The Securities Litigation Uniform Standards Act of 1998 (“SLUSA”) precludes any “covered class action” based upon state law that alleges a misrepresentation in connection with the purchase or sale of nationally traded securities. The defendants are permitted to remove the case to federal district court for a determination as to whether the case is precluded by the statute. If so, the district court must dismiss the case; if not, the district court must remand the case back to state court.
SLUSA has a bifurcated definition of “covered class action” for a single lawsuit. The action qualifies as a covered class action when (in relevant part) either (a) damages are sought on behalf of more than 50 persons or prospective class members; or (b) one or more named parties seek to recover damages on a representative basis on behalf of themselves and other unnamed parties similarly situated.
In Nielen-Thomas v. Concorde Investment Services, LLC, 2019 WL 302766 (7th Cir. Jan. 24, 2019), the Seventh Circuit considered whether a putative class action meeting all of the other requirements for SLUSA preclusion, but brought on behalf of “between thirty-five and forty-nine members,” should be allowed to proceed in state court. The plaintiffs argued that the two definitions of “covered class action” were “separate, independent bases for excluding securities class actions from SLUSA’s proscriptions” so that being excluded under one was sufficient, or, alternatively, the fifty-person threshold must apply to both definitions to avoid making the second definition superfluous. The Seventh Circuit disagreed.
The Seventh Circuit found that while there was an overlap between the two definitions, each had a separate meaning. Under the first definition, the action could “be treated as a class action even if all plaintiffs are identified in the complaint and no plaintiff is pursuing claims as a representative on behalf of others, if there are more than fifty such plaintiffs and SLUSA’s other requirements are met.” The second definition, in contrast, “includes any action brought as a putative class action in the traditional Rule 23 meaning of the term.” The Seventh Circuit also found that this interpretation is consistent with SLUSA’s purpose and legislative history, noting that Congress wanted to prevent plaintiffs from circumventing the barriers to federal securities class actions by simply filing them in state court (no matter how large the size of the class). Because the case before the court clearly was a putative class action, it fell within the second definition and was precluded.

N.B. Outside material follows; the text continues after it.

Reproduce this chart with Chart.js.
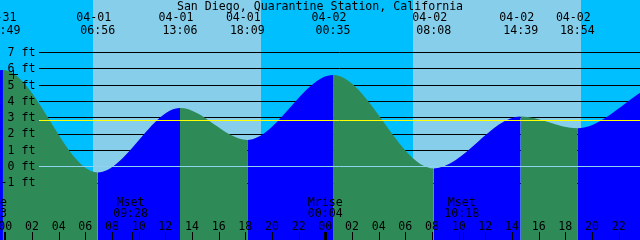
<!DOCTYPE html>
<html><head><meta charset="utf-8">
<script src="https://cdn.jsdelivr.net/npm/chart.js@4/dist/chart.umd.min.js"></script>
<style>html,body{margin:0;padding:0;background:#00BFFF}#wrap{width:640px;height:240px}</style>
</head><body><div id="wrap"><canvas id="c" width="640" height="240"></canvas></div>
<script>
const title = 'San Diego, Quarantine Station, California';
// tide extremes, hours since 04-01 00:00
const tideHours = [-6.5, -0.18, 6.93, 13.1, 18.15, 24.58, 32.13, 38.65, 42.9, 49.8, 56.9];
const tideFeet = [1.9, 5.9, -0.38, 3.57, 1.62, 5.6, -0.13, 3.05, 2.33, 5.2, 0.1];
const tideDates = ['03-31','03-31','04-01','04-01','04-01','04-02','04-02','04-02','04-02','04-03','04-03'];
const tideTimes = ['17:30','23:49','06:56','13:06','18:09','00:35','08:08','14:39','18:54','01:48','08:54'];
const sunriseHours = [6.58, 30.57];
const sunsetHours = [19.17, 43.18];
const moonHours = [-1.11, 9.47, 24.07, 34.3];
const moonNames = ['Mrise','Mset','Mrise','Mset'];
const moonTimes = ['22:53','09:28','00:04','10:18'];
const tickHours = [0,2,4,6,8,10,12,14,16,18,20,22,24,26,28,30,32,34,36,38,40,42,44,46];
const tickLabels = ['00','02','04','06','08','10','12','14','16','18','20','22','00','02','04','06','08','10','12','14','16','18','20','22'];
const dayStartHours = [0, 24];
const footLevels = [-1,0,1,2,3,4,5,6,7];
const footLabels = ['-1 ft','0 ft','1 ft','2 ft','3 ft','4 ft','5 ft','6 ft','7 ft'];
const meanLevel = 2.82;

const FONT = '11.6px "DejaVu Sans Mono", monospace';
const RISE = '#0000FF', FALL = '#2E8B57';

const tidePlugin = {
  id: 'tide',
  beforeDatasetsDraw(chart) {
    const {ctx, chartArea: a, scales: {x, y}} = chart;
    ctx.save();
    ctx.fillStyle = '#00BFFF';
    ctx.fillRect(a.left, a.top, a.right - a.left, a.bottom - a.top);
    ctx.fillStyle = '#87CEEB';
    sunriseHours.forEach((h, i) => {
      const x0 = Math.round(x.getPixelForValue(h));
      const x1 = Math.round(x.getPixelForValue(sunsetHours[i]));
      ctx.fillRect(x0, a.top, x1 - x0, a.bottom - a.top);
    });
    ctx.strokeStyle = '#000';
    ctx.lineWidth = 1;
    footLevels.forEach(v => {
      if (v === 0) return;
      const py = Math.round(y.getPixelForValue(v)) + 0.5;
      ctx.beginPath(); ctx.moveTo(39, py); ctx.lineTo(a.right, py); ctx.stroke();
    });
    ctx.restore();
  },
  afterDatasetsDraw(chart) {
    const {ctx, chartArea: a, scales: {x, y}} = chart;
    ctx.save();
    // datum line
    let py = Math.round(y.getPixelForValue(0)) + 0.5;
    ctx.strokeStyle = '#8FD3EE'; ctx.lineWidth = 1;
    ctx.beginPath(); ctx.moveTo(39, py); ctx.lineTo(a.right, py); ctx.stroke();
    // mean level
    py = Math.round(y.getPixelForValue(meanLevel)) + 0.5;
    ctx.strokeStyle = '#FFFF00';
    ctx.beginPath(); ctx.moveTo(39, py); ctx.lineTo(a.right, py); ctx.stroke();

    ctx.fillStyle = '#000';
    ctx.font = FONT;
    ctx.textBaseline = 'alphabetic';
    // y labels
    ctx.textAlign = 'right';
    footLevels.forEach((v, i) => {
      ctx.fillText(footLabels[i], 35.5, y.getPixelForValue(v) + 3.8);
    });
    // title
    ctx.textAlign = 'center';
    ctx.fillText(title, 320, 10);
    // tide labels
    tideHours.forEach((h, i) => {
      const px = x.getPixelForValue(h);
      ctx.fillText(tideDates[i], px - 4, 21);
      ctx.fillText(tideTimes[i], px, 34);
    });
    // moon labels
    moonHours.forEach((h, i) => {
      const px = x.getPixelForValue(h) - 1;
      ctx.fillText(moonNames[i], px, 206);
      ctx.fillText(moonTimes[i], px, 217);
    });
    // tick labels
    tickHours.forEach((h, i) => {
      ctx.fillText(tickLabels[i], x.getPixelForValue(h), 230);
    });
    // ticks
    ctx.strokeStyle = '#000';
    tickHours.forEach(h => {
      const thick = dayStartHours.includes(h);
      ctx.lineWidth = thick ? 2 : 1;
      const px = Math.round(x.getPixelForValue(h)) + (thick ? 0 : 0.5);
      ctx.beginPath(); ctx.moveTo(px, 232); ctx.lineTo(px, 240); ctx.stroke();
    });
    ctx.lineWidth = 1;
    moonHours.forEach(h => {
      const px = Math.round(x.getPixelForValue(h)) + 0.5;
      ctx.beginPath(); ctx.moveTo(px, 232); ctx.lineTo(px, 240); ctx.stroke();
    });
    // plus mark
    ctx.beginPath();
    ctx.moveTo(9, 74.5); ctx.lineTo(18, 74.5);
    ctx.moveTo(13.5, 70); ctx.lineTo(13.5, 79);
    ctx.stroke();
    ctx.restore();
  }
};

new Chart(document.getElementById('c'), {
  type: 'line',
  data: {
    datasets: [{
      data: tideHours.map((h, i) => ({x: h, y: tideFeet[i]})),
      borderColor: 'transparent',
      borderWidth: 0,
      pointRadius: 0,
      backgroundColor: FALL,
      fill: 'start',
      cubicInterpolationMode: 'monotone',
      segment: {
        backgroundColor: c => c.p1.parsed.y > c.p0.parsed.y ? RISE : FALL
      }
    }]
  },
  options: {
    responsive: false,
    animation: false,
    events: [],
    layout: {padding: 0},
    plugins: {legend: {display: false}, tooltip: {enabled: false}, title: {display: false}},
    scales: {
      x: {type: 'linear', display: false, min: -0.4, max: 47.6},
      y: {type: 'linear', display: false, min: -4.52, max: 10.2}
    }
  },
  plugins: [tidePlugin]
});
</script>
</body></html>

Holding: Dismissal affirmed.
Quote of note: “To the extent the identities of any of the other putative class members are known, and these individuals wish to pursue claims on their own behalf in state court under state law, nothing in SLUSA prevents them from doing so (provided there are fewer than fifty such plaintiffs for which common questions of law or fact predominate). What SLUSA does preclude these individuals from doing is continuing to pursue their claims in the form of a class action.”